Tank Vent And Product Valve System

Abstract

A vent and product valve system for tanker trucks and the like. Prior to opening of the product valve the vent valve is automatically opened by a system whose operation is based in part upon spring loading and differential pressure areas in the valves. Filling pressure alone is insufficient to operate the product valve, enabling a plurality of product valves to be connected in parallel and sequentially operated to provide sequential filling of associated tanks. The power unit for operating each product valve is completely isolated from the product in the tank so that the valve components are not damaged by the product.

Description

BACKGROUND OF THE INVENTION

1. Field of the Invention

The present invention relates to a tank vent and product valve system, and particularly to a fluid operated system for a tanker truck or the like.

2. Description of the Prior Art

Heretofore, vent and product valves for tanker trucks were usually mechanically interconnected so that the vent valve would operate at or prior to the operation of the product valve. This assured that excessive tank pressure would be vented on filling of the tank, and that any negative pressure developed during product discharge would be relieved in time to prevent tank collapse. However, such mechanical systems were often prone to failure because their diaphragms and sealing elements were exposed to the product. Also, the valves of such systems were often not readily accessible or removable from the tank, making maintenance difficult.

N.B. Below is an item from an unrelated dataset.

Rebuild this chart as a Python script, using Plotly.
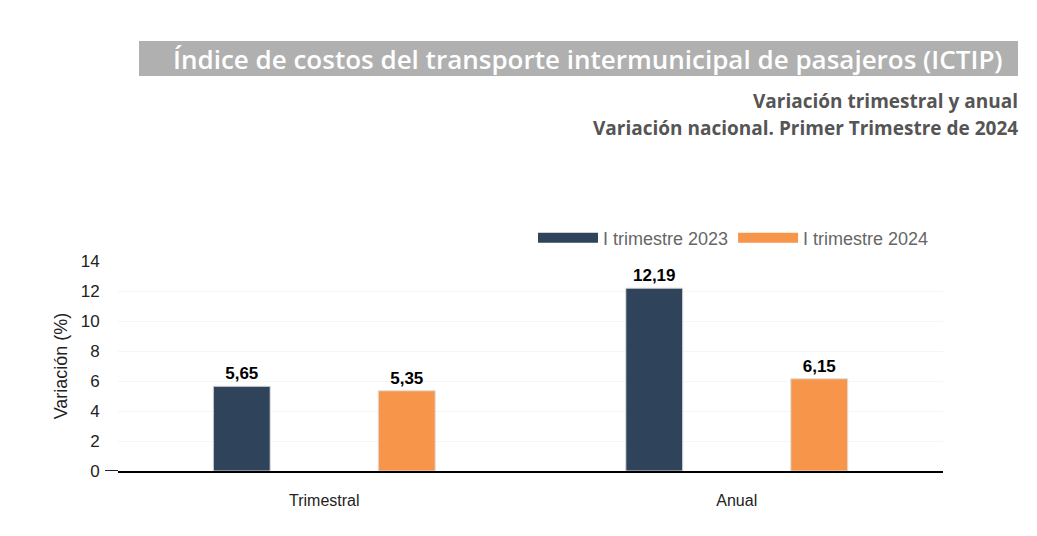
import plotly.graph_objects as go

categories = ["Trimestral", "Anual"]
series_names = ["I trimestre 2023", "I trimestre 2024"]
values_2023 = [5.65, 12.19]
values_2024 = [5.35, 6.15]
colors = ["#2F435A", "#F7964A"]
yticks = [0, 2, 4, 6, 8, 10, 12, 14]

def fmt(v):
    return f"{v:.2f}".replace(".", ",")

fig = go.Figure()
for name, vals, col in zip(series_names, [values_2023, values_2024], colors):
    fig.add_trace(go.Bar(
        x=categories, y=vals, name=name, showlegend=False,
        marker=dict(color=col, line=dict(color="#DDDDDD", width=1)),
        text=[fmt(v) for v in vals], textposition="outside",
        textfont=dict(family="Arial", size=17, color="#000000", weight="bold"),
        cliponaxis=False,
    ))
# legend entries (wide rectangular swatches)
for name, col in zip(series_names, colors):
    fig.add_trace(go.Scatter(
        x=[None], y=[None], mode="lines", name=name,
        line=dict(color=col, width=18), showlegend=True,
    ))

W = 825.0
H = 210.0
def px(x):
    return (x - 118) / W
def py(y):
    return (471 - y) / H

fig.update_layout(
    width=1037, height=536,
    margin=dict(l=118, r=94, t=261, b=65, autoexpand=False),
    paper_bgcolor="white", plot_bgcolor="white",
    barmode="group", bargap=0.2, bargroupgap=0.655,
    font=dict(family="Arial", size=17, color="#222222"),
    showlegend=True,
    legend=dict(orientation="h", x=px(934), xanchor="right", y=py(238), yanchor="middle",
                font=dict(family="Arial", size=18, color="#666666"),
                itemwidth=60, traceorder="normal"),
    xaxis=dict(showline=True, linecolor="#000000", linewidth=2, ticks="outside",
               ticklen=14, tickcolor="rgba(255,255,255,0)",
               tickfont=dict(family="Arial", size=16, color="#222222")),
    yaxis=dict(range=[0, 14], tickvals=yticks, showgrid=True, gridcolor="#F6F6F6",
               zeroline=False, ticks="outside", ticklen=14, tickcolor="rgba(255,255,255,0)",
               tickfont=dict(family="Arial", size=17, color="#222222"),
               title=dict(text="Variación (%)", font=dict(family="Arial", size=18, color="#222222"), standoff=8)),
    shapes=[
        dict(type="rect", xref="paper", yref="paper", x0=px(139), x1=px(1018),
             y0=py(76), y1=py(41), fillcolor="#B0B0B0", line=dict(width=0), layer="below"),
        dict(type="line", xref="paper", yref="y", x0=px(105), x1=0, y0=0, y1=0,
             line=dict(color="#222222", width=2)),
    ],
    annotations=[
        dict(text="Índice de costos del transporte intermunicipal de pasajeros (ICTIP)",
             xref="paper", yref="paper", x=px(1005), xanchor="right",
             y=py(58.5), yanchor="middle", showarrow=False,
             font=dict(family="Open Sans", size=26, color="white", weight=600)),
        dict(text="<b>Variación trimestral y anual</b>", xref="paper", yref="paper",
             x=px(1020), xanchor="right", y=py(101), yanchor="middle", showarrow=False,
             font=dict(family="Open Sans", size=19, color="#555555")),
        dict(text="<b>Variación nacional. Primer Trimestre de 2024</b>", xref="paper", yref="paper",
             x=px(1020), xanchor="right", y=py(128), yanchor="middle", showarrow=False,
             font=dict(family="Open Sans", size=19, color="#555555")),
    ],
)

fig.write_html("out.html")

In many prior art systems the mechanical interconnection between the top-mounted vent valve and the bottom-mounted product valve was such that the vent valve could not be laterally offset to any significant extent relative to the discharge valve without adversely affecting operation of the linkage. This placed an undesirable limit on tank design.

Another problem with prior art systems arose with those tanks that were divided into separate compartments and parallel connected by a common line in communication with the product valves for the various compartments. The product valves of such systems had to be positively shut off when the associated compartment was full so that line pressure would not re-open the valve when the next compartment was being filled. Ideally, whenever a product valve is not being operated to an open position it should automatically remain closed, regardless of the level of pressure in the common line.

SUMMARY OF THE INVENTION

According to the present invention, a tank vent and product valve system is provided which includes a vent valve mountable to a tank for automatically opening and venting excessive pressure in the tank. The vent valve includes a fixed guide assembly and a vent cover actuable for movement on the guide assembly between open and closed positions. The vent cover is actuated by fluid pressure developed against a diaphragm which is located in the vent cover and which is engageable with the guide assembly.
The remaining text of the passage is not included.